* WRITTEN INSTRUCTION
Quote all of the data exactly as given. Skip every picture it contains.

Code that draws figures
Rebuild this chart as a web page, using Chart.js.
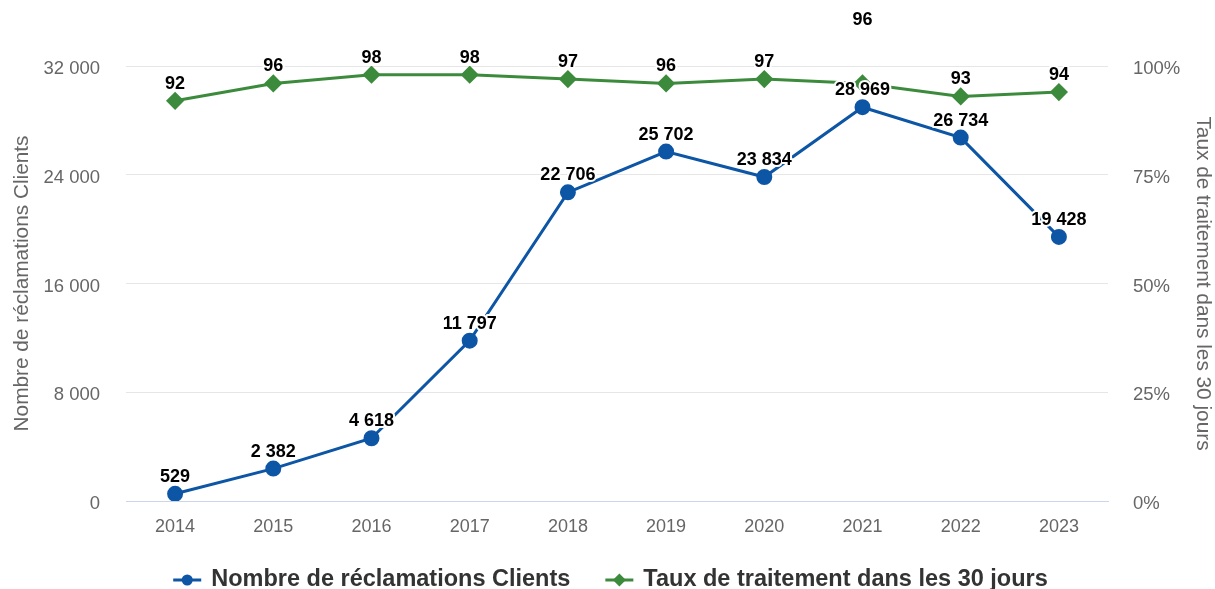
<!DOCTYPE html>
<html>
<head>
<meta charset="utf-8">
<script src="https://cdn.jsdelivr.net/npm/chart.js@4.4.1/dist/chart.umd.min.js"></script>
<style>
  html, body { margin: 0; padding: 0; background: #fff; }
  #wrap { width: 1215px; height: 589px; }
</style>
</head>
<body>
<div id="wrap"><canvas id="chart"></canvas></div>
<script>
const years = ['2014', '2015', '2016', '2017', '2018', '2019', '2020', '2021', '2022', '2023'];
const reclamations = [529, 2382, 4618, 11797, 22706, 25702, 23834, 28969, 26734, 19428];
const tauxTraitement = [92, 96, 98, 98, 97, 96, 97, 96, 93, 94];

const FONT = '"Liberation Sans", Arial, sans-serif';
const BLUE = '#0d55a5';
const GREEN = '#3c8b3c';

const fmt = (v) => String(v).replace(/\B(?=(\d{3})+(?!\d))/g, ' ');

// numbers above each point, white halo like the original
const valueLabels = {
    id: 'valueLabels',
    afterDatasetsDraw(chart) {
        const ctx = chart.ctx;
        ctx.save();
        ctx.font = 'bold 18px ' + FONT;
        ctx.textAlign = 'center';
        ctx.textBaseline = 'middle';
        ctx.lineJoin = 'round';
        chart.data.datasets.forEach((ds, i) => {
            const meta = chart.getDatasetMeta(i);
            meta.data.forEach((pt, j) => {
                const lift = (ds.labelLift && ds.labelLift[j]) || 17;
                const text = fmt(ds.data[j]);
                ctx.strokeStyle = '#fff';
                ctx.lineWidth = 4;
                ctx.strokeText(text, pt.x, pt.y - lift);
                ctx.fillStyle = '#000';
                ctx.fillText(text, pt.x, pt.y - lift);
            });
        });
        ctx.restore();
    }
};

// legend with a short line + marker symbol, centred under the chart
const lineLegend = {
    id: 'lineLegend',
    afterDraw(chart) {
        const ctx = chart.ctx;
        const iconW = 28, gapIcon = 10, gapItem = 35;
        const y = 580;
        ctx.save();
        ctx.font = 'bold 23.5px ' + FONT;
        ctx.textBaseline = 'middle';
        const items = chart.data.datasets.map(ds => ({ ds, w: ctx.measureText(ds.label).width }));
        let total = 0;
        items.forEach((it, i) => { total += iconW + gapIcon + it.w + (i ? gapItem : 0); });
        let x = (chart.width - total) / 2 + 3;
        items.forEach((it) => {
            const c = it.ds.borderColor;
            ctx.strokeStyle = c;
            ctx.fillStyle = c;
            ctx.lineWidth = 3;
            ctx.beginPath();
            ctx.moveTo(x, y);
            ctx.lineTo(x + iconW, y);
            ctx.stroke();
            const cx = x + iconW / 2;
            ctx.beginPath();
            if (it.ds.pointStyle === 'circle') {
                ctx.arc(cx, y, 5.5, 0, Math.PI * 2);
            } else {
                ctx.moveTo(cx, y - 6.5);
                ctx.lineTo(cx + 6.5, y);
                ctx.lineTo(cx, y + 6.5);
                ctx.lineTo(cx - 6.5, y);
                ctx.closePath();
            }
            ctx.fill();
            ctx.fillStyle = '#333';
            ctx.fillText(it.ds.label, x + iconW + gapIcon, y);
            x += iconW + gapIcon + it.w + gapItem;
        });
        ctx.restore();
    }
};

const ctx = document.getElementById('chart');
new Chart(ctx, {
    type: 'line',
    data: {
        labels: years,
        datasets: [{
            label: 'Nombre de réclamations Clients',
            data: reclamations,
            borderColor: BLUE,
            backgroundColor: BLUE,
            borderWidth: 3,
            pointRadius: 6.5,
            pointHoverRadius: 6.5,
            pointStyle: 'circle',
            yAxisID: 'y'
        },
        {
            label: 'Taux de traitement dans les 30 jours',
            data: tauxTraitement,
            borderColor: GREEN,
            backgroundColor: GREEN,
            borderWidth: 3,
            pointRadius: 7,
            pointHoverRadius: 7,
            pointStyle: 'rectRot',
            labelLift: [0, 0, 0, 0, 0, 0, 0, 63, 0, 0],
            yAxisID: 'y1'
        }]
    },
    options: {
        responsive: true,
        maintainAspectRatio: false,
        animation: false,
        layout: { padding: { top: 66, left: 10, right: 0, bottom: 48 } },
        plugins: {
            tooltip: { enabled: false },
            legend: { display: false }
        },
        scales: {
            x: {
                offset: true,
                grid: { display: false },
                border: { color: '#ccd6eb', width: 1 },
                ticks: { color: '#666', font: { family: FONT, size: 18 }, padding: 7 },
                afterFit: (s) => { s.height = 40; }
            },
            y: {
                position: 'left',
                min: 0,
                max: 32000,
                grid: {
                    color: (c) => c.tick.value === 0 ? '#ccd6eb' : '#e6e6e6',
                    drawTicks: false
                },
                border: { display: false },
                ticks: {
                    stepSize: 8000,
                    padding: 26,
                    labelOffset: 3,
                    color: '#666',
                    font: { family: FONT, size: 18.5 },
                    callback: (v) => fmt(v)
                },
                title: {
                    display: true,
                    text: 'Nombre de réclamations Clients',
                    color: '#666',
                    font: { family: FONT, size: 20.8 },
                    padding: { top: 0, bottom: 6 }
                },
                afterFit: (s) => { s.width = 116; }
            },
            y1: {
                position: 'right',
                min: 0,
                max: 100,
                grid: { drawOnChartArea: false, drawTicks: false },
                border: { display: false },
                ticks: {
                    stepSize: 25,
                    padding: 25,
                    labelOffset: 3,
                    color: '#666',
                    font: { family: FONT, size: 18.5 },
                    callback: (v) => v + '%'
                },
                title: {
                    display: true,
                    text: 'Taux de traitement dans les 30 jours',
                    color: '#666',
                    font: { family: FONT, size: 20.8 },
                    padding: { top: 0, bottom: 6 }
                },
                afterFit: (s) => { s.width = 107; }
            }
        }
    },
    plugins: [valueLabels, lineLegend]
});
</script>
</body>
</html>
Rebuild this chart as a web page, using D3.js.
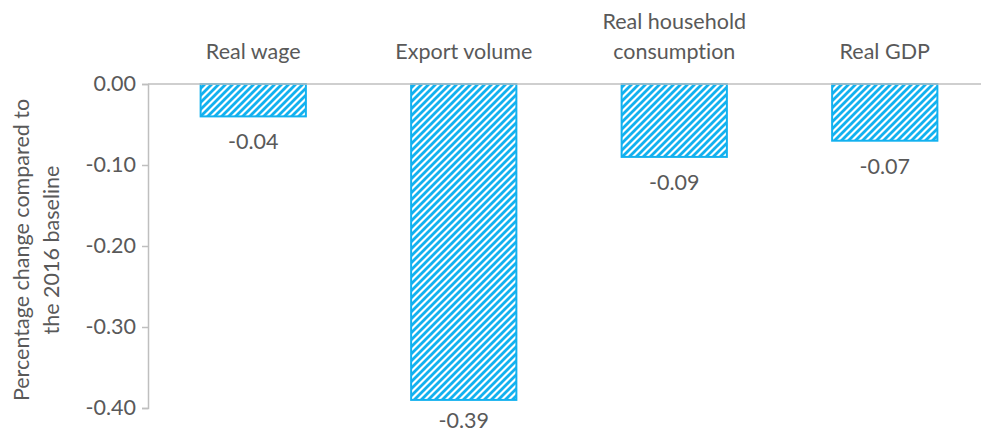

* COMPLETED TASK
Rebuild this chart as a web page, using Chart.js.
<!DOCTYPE html>
<html>
<head>
<meta charset="utf-8">
<script src="https://cdn.jsdelivr.net/npm/chart.js@4.4.1/dist/chart.umd.min.js"></script>
<style>
  html, body { margin: 0; padding: 0; background: #fff; }
  #wrap { width: 1215px; height: 589px; }
</style>
</head>
<body>
<div id="wrap"><canvas id="chart"></canvas></div>
<script>
const years = ['2014', '2015', '2016', '2017', '2018', '2019', '2020', '2021', '2022', '2023'];
const reclamations = [529, 2382, 4618, 11797, 22706, 25702, 23834, 28969, 26734, 19428];
const tauxTraitement = [92, 96, 98, 98, 97, 96, 97, 96, 93, 94];

const FONT = '"Liberation Sans", Arial, sans-serif';
const BLUE = '#0d55a5';
const GREEN = '#3c8b3c';

const fmt = (v) => String(v).replace(/\B(?=(\d{3})+(?!\d))/g, ' ');

// numbers above each point, white halo like the original
const valueLabels = {
    id: 'valueLabels',
    afterDatasetsDraw(chart) {
        const ctx = chart.ctx;
        ctx.save();
        ctx.font = 'bold 18px ' + FONT;
        ctx.textAlign = 'center';
        ctx.textBaseline = 'middle';
        ctx.lineJoin = 'round';
        chart.data.datasets.forEach((ds, i) => {
            const meta = chart.getDatasetMeta(i);
            meta.data.forEach((pt, j) => {
                const lift = (ds.labelLift && ds.labelLift[j]) || 17;
                const text = fmt(ds.data[j]);
                ctx.strokeStyle = '#fff';
                ctx.lineWidth = 4;
                ctx.strokeText(text, pt.x, pt.y - lift);
                ctx.fillStyle = '#000';
                ctx.fillText(text, pt.x, pt.y - lift);
            });
        });
        ctx.restore();
    }
};

// legend with a short line + marker symbol, centred under the chart
const lineLegend = {
    id: 'lineLegend',
    afterDraw(chart) {
        const ctx = chart.ctx;
        const iconW = 28, gapIcon = 10, gapItem = 35;
        const y = 580;
        ctx.save();
        ctx.font = 'bold 23.5px ' + FONT;
        ctx.textBaseline = 'middle';
        const items = chart.data.datasets.map(ds => ({ ds, w: ctx.measureText(ds.label).width }));
        let total = 0;
        items.forEach((it, i) => { total += iconW + gapIcon + it.w + (i ? gapItem : 0); });
        let x = (chart.width - total) / 2 + 3;
        items.forEach((it) => {
            const c = it.ds.borderColor;
            ctx.strokeStyle = c;
            ctx.fillStyle = c;
            ctx.lineWidth = 3;
            ctx.beginPath();
            ctx.moveTo(x, y);
            ctx.lineTo(x + iconW, y);
            ctx.stroke();
            const cx = x + iconW / 2;
            ctx.beginPath();
            if (it.ds.pointStyle === 'circle') {
                ctx.arc(cx, y, 5.5, 0, Math.PI * 2);
            } else {
                ctx.moveTo(cx, y - 6.5);
                ctx.lineTo(cx + 6.5, y);
                ctx.lineTo(cx, y + 6.5);
                ctx.lineTo(cx - 6.5, y);
                ctx.closePath();
            }
            ctx.fill();
            ctx.fillStyle = '#333';
            ctx.fillText(it.ds.label, x + iconW + gapIcon, y);
            x += iconW + gapIcon + it.w + gapItem;
        });
        ctx.restore();
    }
};

const ctx = document.getElementById('chart');
new Chart(ctx, {
    type: 'line',
    data: {
        labels: years,
        datasets: [{
            label: 'Nombre de réclamations Clients',
            data: reclamations,
            borderColor: BLUE,
            backgroundColor: BLUE,
            borderWidth: 3,
            pointRadius: 6.5,
            pointHoverRadius: 6.5,
            pointStyle: 'circle',
            yAxisID: 'y'
        },
        {
            label: 'Taux de traitement dans les 30 jours',
            data: tauxTraitement,
            borderColor: GREEN,
            backgroundColor: GREEN,
            borderWidth: 3,
            pointRadius: 7,
            pointHoverRadius: 7,
            pointStyle: 'rectRot',
            labelLift: [0, 0, 0, 0, 0, 0, 0, 63, 0, 0],
            yAxisID: 'y1'
        }]
    },
    options: {
        responsive: true,
        maintainAspectRatio: false,
        animation: false,
        layout: { padding: { top: 66, left: 10, right: 0, bottom: 48 } },
        plugins: {
            tooltip: { enabled: false },
            legend: { display: false }
        },
        scales: {
            x: {
                offset: true,
                grid: { display: false },
                border: { color: '#ccd6eb', width: 1 },
                ticks: { color: '#666', font: { family: FONT, size: 18 }, padding: 7 },
                afterFit: (s) => { s.height = 40; }
            },
            y: {
                position: 'left',
                min: 0,
                max: 32000,
                grid: {
                    color: (c) => c.tick.value === 0 ? '#ccd6eb' : '#e6e6e6',
                    drawTicks: false
                },
                border: { display: false },
                ticks: {
                    stepSize: 8000,
                    padding: 26,
                    labelOffset: 3,
                    color: '#666',
                    font: { family: FONT, size: 18.5 },
                    callback: (v) => fmt(v)
                },
                title: {
                    display: true,
                    text: 'Nombre de réclamations Clients',
                    color: '#666',
                    font: { family: FONT, size: 20.8 },
                    padding: { top: 0, bottom: 6 }
                },
                afterFit: (s) => { s.width = 116; }
            },
            y1: {
                position: 'right',
                min: 0,
                max: 100,
                grid: { drawOnChartArea: false, drawTicks: false },
                border: { display: false },
                ticks: {
                    stepSize: 25,
                    padding: 25,
                    labelOffset: 3,
                    color: '#666',
                    font: { family: FONT, size: 18.5 },
                    callback: (v) => v + '%'
                },
                title: {
                    display: true,
                    text: 'Taux de traitement dans les 30 jours',
                    color: '#666',
                    font: { family: FONT, size: 20.8 },
                    padding: { top: 0, bottom: 6 }
                },
                afterFit: (s) => { s.width = 107; }
            }
        }
    },
    plugins: [valueLabels, lineLegend]
});
</script>
</body>
</html>
Rebuild this chart as a web page, using D3.js.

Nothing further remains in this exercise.